▶ _THE TASK_:
All of the data should be output character for character, except the pictures.
#####
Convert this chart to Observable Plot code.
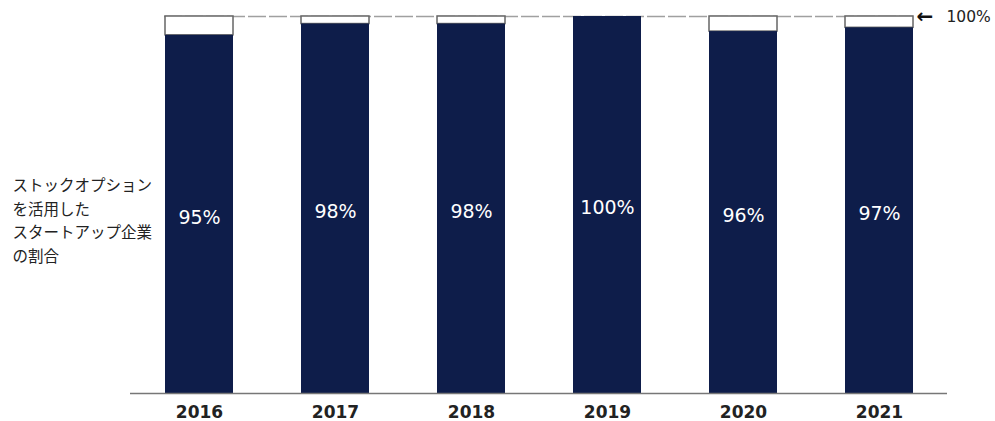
<!DOCTYPE html>
<html>
<head>
<meta charset="utf-8">
<script src="https://cdn.jsdelivr.net/npm/d3@7"></script>
<script src="https://cdn.jsdelivr.net/npm/@observablehq/plot@0.6"></script>
<style>
  html, body { margin: 0; padding: 0; background: #fff; }
  #chart svg { display: block; }
</style>
</head>
<body>
<div id="chart"></div>
<script>
const years = ["2016", "2017", "2018", "2019", "2020", "2021"];
const shares = [0.95, 0.98, 0.98, 1.00, 0.96, 0.97];
const shareLabels = ["95%", "98%", "98%", "100%", "96%", "97%"];
const yAxisLabel = "ストックオプション\nを活用した\nスタートアップ企業\nの割合";
const refArrow = "←";
const refLabel = "100%";

const data = years.map((y, i) => ({year: y, value: shares[i], label: shareLabels[i]}));
const dark = "#0e1d4a";

const chart = Plot.plot({
  width: 995,
  height: 421,
  marginLeft: 130,
  marginRight: 48,
  marginTop: 16,
  marginBottom: 28,
  style: {fontFamily: "'DejaVu Sans', Verdana, sans-serif", background: "#fff"},
  x: {domain: years, paddingInner: 0.5, paddingOuter: 0.25, label: null},
  y: {domain: [0, 1], axis: null},
  marks: [
    Plot.ruleY([1], {stroke: "#a0a0a0", strokeWidth: 1.5, strokeDasharray: "18,3", insetLeft: 34, insetRight: 34}),
    Plot.barY(data, {x: "year", y1: "value", y2: 1, fill: "#fff", stroke: "#666", strokeWidth: 1.5}),
    Plot.barY(data, {x: "year", y1: 0, y2: "value", fill: dark}),
    Plot.ruleY([0], {stroke: "#777", strokeWidth: 1.5}),
    Plot.text(data, {x: "year", y: d => d.value / 2, text: "label", fill: "#fff", fontSize: 19, dy: 3}),
    Plot.axisX({tickSize: 0, tickPadding: 12, fontSize: 17, fontWeight: "bold", fill: "#222"}),
    Plot.text([refArrow], {x: ["2021"], y: [1], text: d => d, textAnchor: "start", dx: 37, dy: 0, fontSize: 20, fontWeight: "bold", fill: "#111"}),
    Plot.text([refLabel], {x: ["2021"], y: [1], text: d => d, textAnchor: "start", dx: 67, dy: 1, fontSize: 15.5, fill: "#222"}),
    Plot.text([yAxisLabel], {frameAnchor: "left", textAnchor: "start", dx: -118, dy: 14, fontSize: 15.5, lineHeight: 1.52, fontFamily: "'Noto Sans CJK JP', sans-serif", fill: "#222"})
  ]
});
document.getElementById("chart").append(chart);
</script>
</body>
</html>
#####
▶ _PROBLEM SOLUTION_:
Convert this chart to Observable Plot code.
<!DOCTYPE html>
<html>
<head>
<meta charset="utf-8">
<script src="https://cdn.jsdelivr.net/npm/d3@7"></script>
<script src="https://cdn.jsdelivr.net/npm/@observablehq/plot@0.6"></script>
<style>
  html, body { margin: 0; padding: 0; background: #fff; }
  #chart svg { display: block; }
</style>
</head>
<body>
<div id="chart"></div>
<script>
const years = ["2016", "2017", "2018", "2019", "2020", "2021"];
const shares = [0.95, 0.98, 0.98, 1.00, 0.96, 0.97];
const shareLabels = ["95%", "98%", "98%", "100%", "96%", "97%"];
const yAxisLabel = "ストックオプション\nを活用した\nスタートアップ企業\nの割合";
const refArrow = "←";
const refLabel = "100%";

const data = years.map((y, i) => ({year: y, value: shares[i], label: shareLabels[i]}));
const dark = "#0e1d4a";

const chart = Plot.plot({
  width: 995,
  height: 421,
  marginLeft: 130,
  marginRight: 48,
  marginTop: 16,
  marginBottom: 28,
  style: {fontFamily: "'DejaVu Sans', Verdana, sans-serif", background: "#fff"},
  x: {domain: years, paddingInner: 0.5, paddingOuter: 0.25, label: null},
  y: {domain: [0, 1], axis: null},
  marks: [
    Plot.ruleY([1], {stroke: "#a0a0a0", strokeWidth: 1.5, strokeDasharray: "18,3", insetLeft: 34, insetRight: 34}),
    Plot.barY(data, {x: "year", y1: "value", y2: 1, fill: "#fff", stroke: "#666", strokeWidth: 1.5}),
    Plot.barY(data, {x: "year", y1: 0, y2: "value", fill: dark}),
    Plot.ruleY([0], {stroke: "#777", strokeWidth: 1.5}),
    Plot.text(data, {x: "year", y: d => d.value / 2, text: "label", fill: "#fff", fontSize: 19, dy: 3}),
    Plot.axisX({tickSize: 0, tickPadding: 12, fontSize: 17, fontWeight: "bold", fill: "#222"}),
    Plot.text([refArrow], {x: ["2021"], y: [1], text: d => d, textAnchor: "start", dx: 37, dy: 0, fontSize: 20, fontWeight: "bold", fill: "#111"}),
    Plot.text([refLabel], {x: ["2021"], y: [1], text: d => d, textAnchor: "start", dx: 67, dy: 1, fontSize: 15.5, fill: "#222"}),
    Plot.text([yAxisLabel], {frameAnchor: "left", textAnchor: "start", dx: -118, dy: 14, fontSize: 15.5, lineHeight: 1.52, fontFamily: "'Noto Sans CJK JP', sans-serif", fill: "#222"})
  ]
});
document.getElementById("chart").append(chart);
</script>
</body>
</html>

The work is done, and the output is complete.